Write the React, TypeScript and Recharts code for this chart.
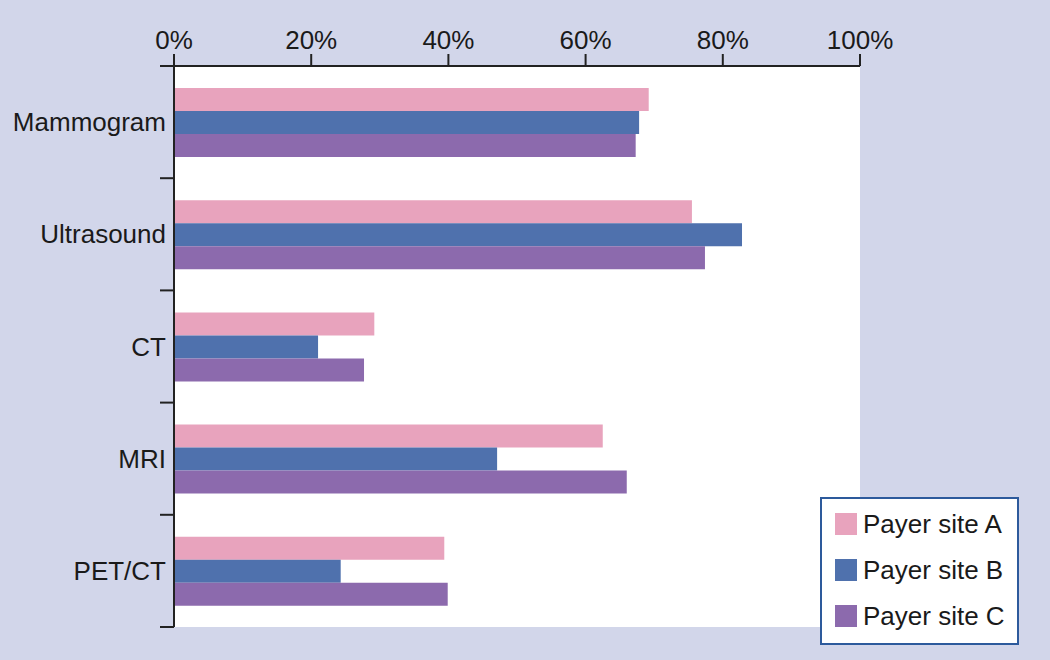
import React from "react";
import {
  BarChart,
  Bar,
  XAxis,
  YAxis,
  CartesianGrid,
  Legend,
} from "recharts";

const categories = ["Mammogram", "Ultrasound", "CT", "MRI", "PET/CT"];
const siteA = [69.2, 75.5, 29.2, 62.5, 39.4];
const siteB = [67.8, 82.8, 21.0, 47.1, 24.3];
const siteC = [67.3, 77.4, 27.7, 66.0, 39.9];
const xTicks = [0, 20, 40, 60, 80, 100];
const seriesNames = ["Payer site A", "Payer site B", "Payer site C"];

const COLORS = ["#e8a3bd", "#4f71ad", "#8c6aad"];
const FONT = "'Liberation Sans', Arial, Helvetica, sans-serif";
const AXIS = "#222";
const TICK_MARGIN = 8;
const TICK_LEN = 14;

const data = categories.map((name, i) => ({
  name,
  a: siteA[i],
  b: siteB[i],
  c: siteC[i],
}));

// category label at band centre, tick marks at band boundaries
function CategoryTick(props: any) {
  const { x, y, payload, index } = props;
  const half = payload && payload.offset ? payload.offset : 56;
  const axisX = x + TICK_MARGIN;
  const last = index === categories.length - 1;
  return (
    <g>
      <text
        x={x}
        y={y}
        textAnchor="end"
        dominantBaseline="central"
        fill="#1a1a1a"
        fontSize={26}
        fontFamily={FONT}
      >
        {payload.value}
      </text>
      <line x1={axisX - TICK_LEN} x2={axisX} y1={y - half} y2={y - half} stroke={AXIS} strokeWidth={2} />
      {last && (
        <line x1={axisX - TICK_LEN} x2={axisX} y1={y + half} y2={y + half} stroke={AXIS} strokeWidth={2} />
      )}
    </g>
  );
}

function LegendBox() {
  return (
    <div
      style={{
        width: 195,
        height: 144,
        background: "#fff",
        border: "2px solid #2d5a9c",
        boxSizing: "content-box",
        fontFamily: FONT,
      }}
    >
      {seriesNames.map((n, i) => (
        <div
          key={n}
          style={{
            display: "flex",
            alignItems: "center",
            height: 46,
            marginTop: i === 0 ? 2 : 0,
            paddingLeft: 13,
          }}
        >
          <div
            style={{
              width: 22,
              height: 22,
              background: COLORS[i],
              marginRight: 6,
            }}
          />
          <span style={{ fontSize: 26, color: "#1a1a1a" }}>{n}</span>
        </div>
      ))}
    </div>
  );
}

export default function App() {
  return (
    <div
      style={{
        position: "absolute",
        left: 0,
        top: 0,
        width: 1050,
        height: 660,
        background: "#d2d6ea",
        fontFamily: FONT,
      }}
    >
      <BarChart
        width={1050}
        height={660}
        data={data}
        layout="vertical"
        margin={{ top: 0, right: 190, bottom: 33, left: 0 }}
        barGap={0}
        barSize={23}
      >
        <CartesianGrid
          fill="#ffffff"
          stroke="none"
          horizontal={false}
          vertical={false}
        />
        <XAxis
          type="number"
          orientation="top"
          domain={[0, 100]}
          ticks={xTicks}
          tickFormatter={(v) => `${v}%`}
          height={66}
          tickSize={12}
          tickMargin={5}
          stroke={AXIS}
          strokeWidth={2}
          tick={{ fill: "#1a1a1a", fontSize: 26 }}
          interval={0}
        />
        <YAxis
          type="category"
          dataKey="name"
          width={174}
          tickLine={false}
          tickSize={0}
          tickMargin={TICK_MARGIN}
          stroke={AXIS}
          strokeWidth={2}
          tick={<CategoryTick />}
          interval={0}
        />
        <Legend
          layout="vertical"
          verticalAlign="middle"
          align="center"
          wrapperStyle={{ left: 820, top: 497, width: 199 }}
          content={() => <LegendBox />}
        />
        <Bar dataKey="a" name={seriesNames[0]} fill={COLORS[0]} isAnimationActive={false} />
        <Bar dataKey="b" name={seriesNames[1]} fill={COLORS[1]} isAnimationActive={false} />
        <Bar dataKey="c" name={seriesNames[2]} fill={COLORS[2]} isAnimationActive={false} />
      </BarChart>
    </div>
  );
}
----
§ Do this
Leave the pictures out and output the rest of the listing exactly.

§ Exercise solution
Write the React, TypeScript and Recharts code for this chart.
import React from "react";
import {
  BarChart,
  Bar,
  XAxis,
  YAxis,
  CartesianGrid,
  Legend,
} from "recharts";

const categories = ["Mammogram", "Ultrasound", "CT", "MRI", "PET/CT"];
const siteA = [69.2, 75.5, 29.2, 62.5, 39.4];
const siteB = [67.8, 82.8, 21.0, 47.1, 24.3];
const siteC = [67.3, 77.4, 27.7, 66.0, 39.9];
const xTicks = [0, 20, 40, 60, 80, 100];
const seriesNames = ["Payer site A", "Payer site B", "Payer site C"];

const COLORS = ["#e8a3bd", "#4f71ad", "#8c6aad"];
const FONT = "'Liberation Sans', Arial, Helvetica, sans-serif";
const AXIS = "#222";
const TICK_MARGIN = 8;
const TICK_LEN = 14;

const data = categories.map((name, i) => ({
  name,
  a: siteA[i],
  b: siteB[i],
  c: siteC[i],
}));

// category label at band centre, tick marks at band boundaries
function CategoryTick(props: any) {
  const { x, y, payload, index } = props;
  const half = payload && payload.offset ? payload.offset : 56;
  const axisX = x + TICK_MARGIN;
  const last = index === categories.length - 1;
  return (
    <g>
      <text
        x={x}
        y={y}
        textAnchor="end"
        dominantBaseline="central"
        fill="#1a1a1a"
        fontSize={26}
        fontFamily={FONT}
      >
        {payload.value}
      </text>
      <line x1={axisX - TICK_LEN} x2={axisX} y1={y - half} y2={y - half} stroke={AXIS} strokeWidth={2} />
      {last && (
        <line x1={axisX - TICK_LEN} x2={axisX} y1={y + half} y2={y + half} stroke={AXIS} strokeWidth={2} />
      )}
    </g>
  );
}

function LegendBox() {
  return (
    <div
      style={{
        width: 195,
        height: 144,
        background: "#fff",
        border: "2px solid #2d5a9c",
        boxSizing: "content-box",
        fontFamily: FONT,
      }}
    >
      {seriesNames.map((n, i) => (
        <div
          key={n}
          style={{
            display: "flex",
            alignItems: "center",
            height: 46,
            marginTop: i === 0 ? 2 : 0,
            paddingLeft: 13,
          }}
        >
          <div
            style={{
              width: 22,
              height: 22,
              background: COLORS[i],
              marginRight: 6,
            }}
          />
          <span style={{ fontSize: 26, color: "#1a1a1a" }}>{n}</span>
        </div>
      ))}
    </div>
  );
}

export default function App() {
  return (
    <div
      style={{
        position: "absolute",
        left: 0,
        top: 0,
        width: 1050,
        height: 660,
        background: "#d2d6ea",
        fontFamily: FONT,
      }}
    >
      <BarChart
        width={1050}
        height={660}
        data={data}
        layout="vertical"
        margin={{ top: 0, right: 190, bottom: 33, left: 0 }}
        barGap={0}
        barSize={23}
      >
        <CartesianGrid
          fill="#ffffff"
          stroke="none"
          horizontal={false}
          vertical={false}
        />
        <XAxis
          type="number"
          orientation="top"
          domain={[0, 100]}
          ticks={xTicks}
          tickFormatter={(v) => `${v}%`}
          height={66}
          tickSize={12}
          tickMargin={5}
          stroke={AXIS}
          strokeWidth={2}
          tick={{ fill: "#1a1a1a", fontSize: 26 }}
          interval={0}
        />
        <YAxis
          type="category"
          dataKey="name"
          width={174}
          tickLine={false}
          tickSize={0}
          tickMargin={TICK_MARGIN}
          stroke={AXIS}
          strokeWidth={2}
          tick={<CategoryTick />}
          interval={0}
        />
        <Legend
          layout="vertical"
          verticalAlign="middle"
          align="center"
          wrapperStyle={{ left: 820, top: 497, width: 199 }}
          content={() => <LegendBox />}
        />
        <Bar dataKey="a" name={seriesNames[0]} fill={COLORS[0]} isAnimationActive={false} />
        <Bar dataKey="b" name={seriesNames[1]} fill={COLORS[1]} isAnimationActive={false} />
        <Bar dataKey="c" name={seriesNames[2]} fill={COLORS[2]} isAnimationActive={false} />
      </BarChart>
    </div>
  );
}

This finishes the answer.